OMAHA, Neb. (KMTV) —
"Tidying Up with Marie Kondo" is taking America by storm. The hit Netflix show teaches viewers how to clean the mess in your houses and start the new year off with less clutter in the closet.
"I love that she's inspiring people to streamline their spaces so that they're not stressing about their time commitments," said Amy Tokos, owner of Freshly Organized in Omaha.
As a former engineer, Tokos' goal is to organize spaces to make it efficient for everyday life.
"When you only have five minutes to fold your laundry you only have five minutes to put them in a drawer so you need to find the balance that your organizing needs meet all that structure," Tokos said.
Tokos, who's watched the entire first season of the series, says that customers have started to use the lingo used in the series when talking to her about her business.
"I think [the show] does resonate because they're showing average families and average spaces that have a little too much stuff in it," Tokos said.

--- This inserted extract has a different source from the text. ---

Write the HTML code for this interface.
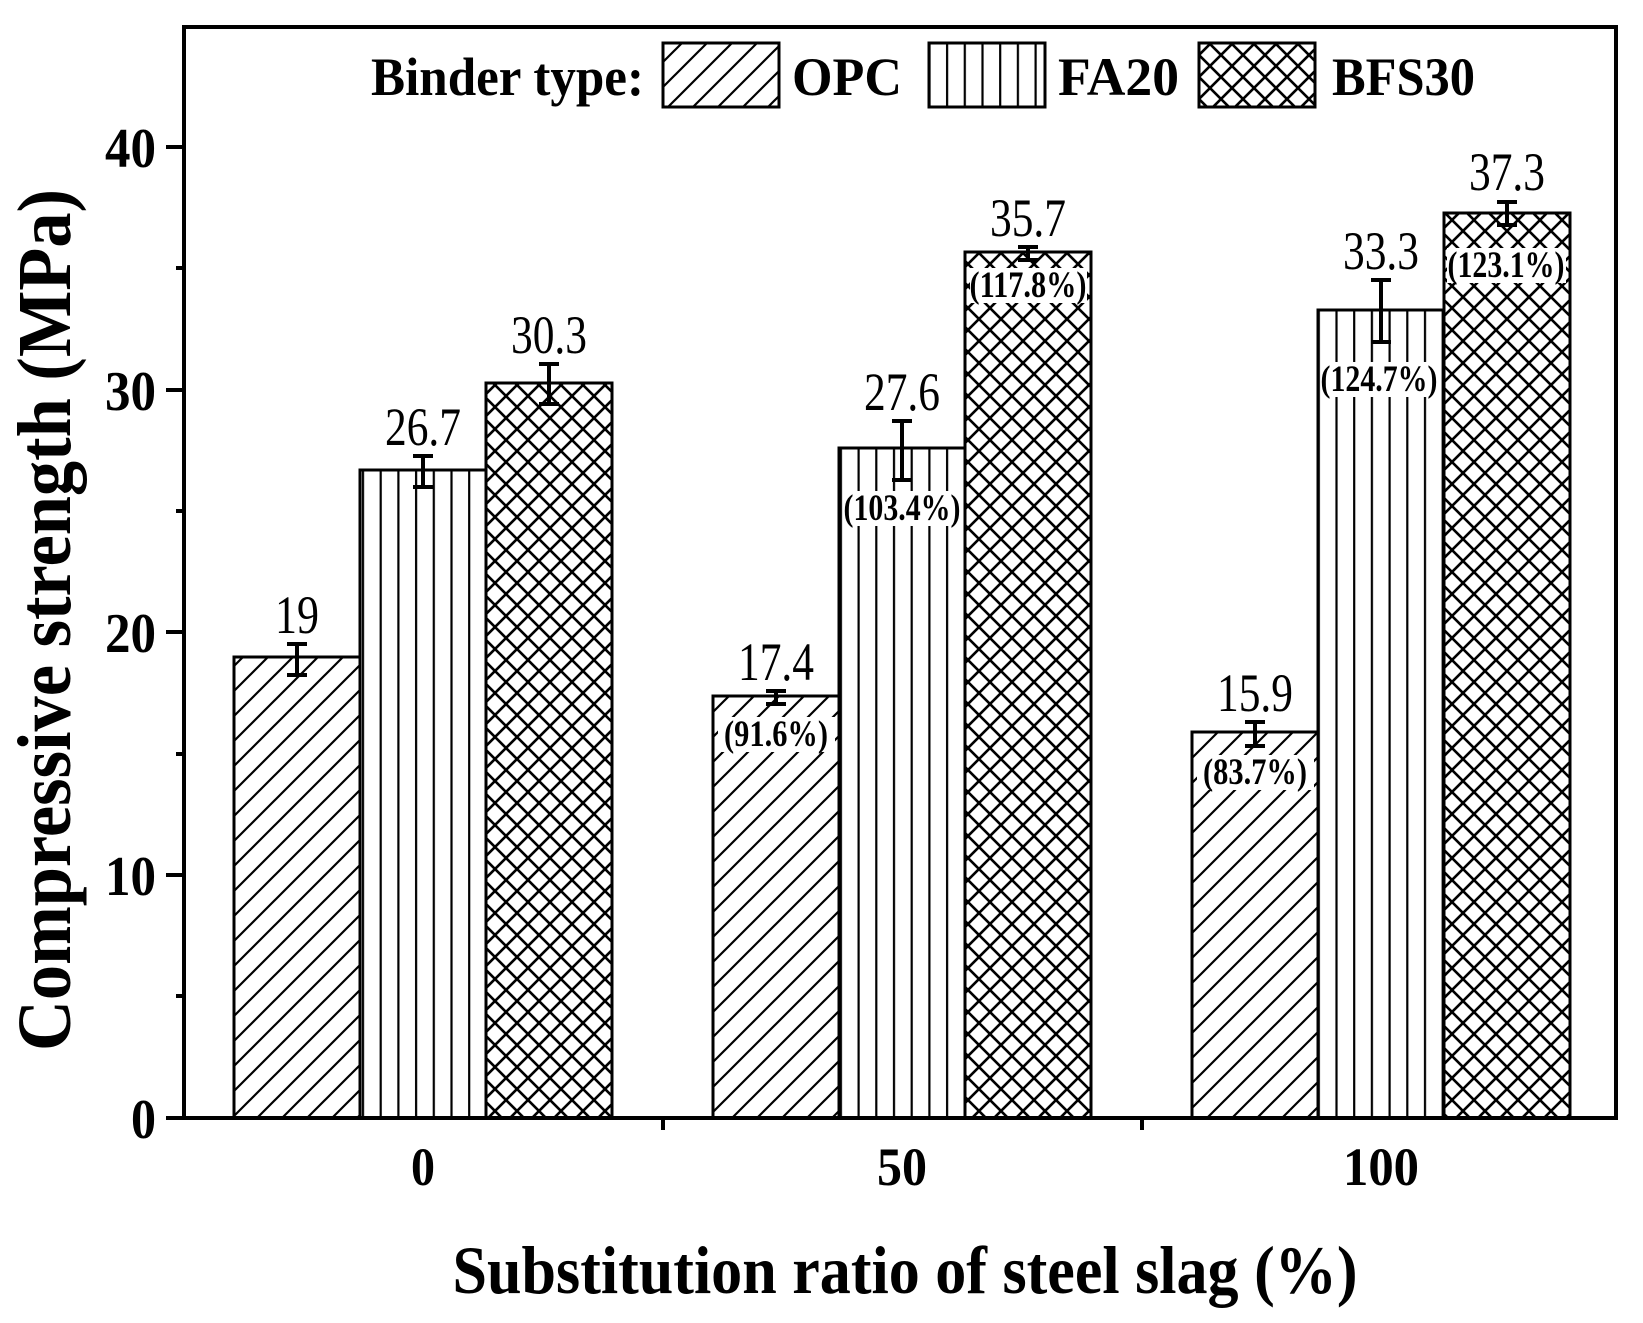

Here in omaha people are starting to tidy up their own homes. For those who want to give clothes away, the WCA on 38th and Harney is accepting donations and said giving to the organization's boutique has risen over the last two weeks.
"It's just nice to start a new year off decluttering your house and we know that's been a big trend and we've seen donations pick up in the last week," said Elizabeth Power, director of marketing and public relations at WCA Omaha. "We have received so many more donations, we received 32 donations in one day."
Once you donate the clutter, Tokos says its a lot easier to organize the house without hitting hard on the cash.
"I do a lot of re-purposing and I'll tell you a lot of people have [everything already] in their house," Tokos said. "People ask me what to buy and I tell them to not buy anything because they already purchased it."
And just like the show teaches, cleaning up the clutter can mean more than a spotless surface.
"Once they get past the sense of being overwhelmed, they start to feel empowered and that's my goal," Tokos said. "I want to transfer skills and be empowered and maintain things themselves."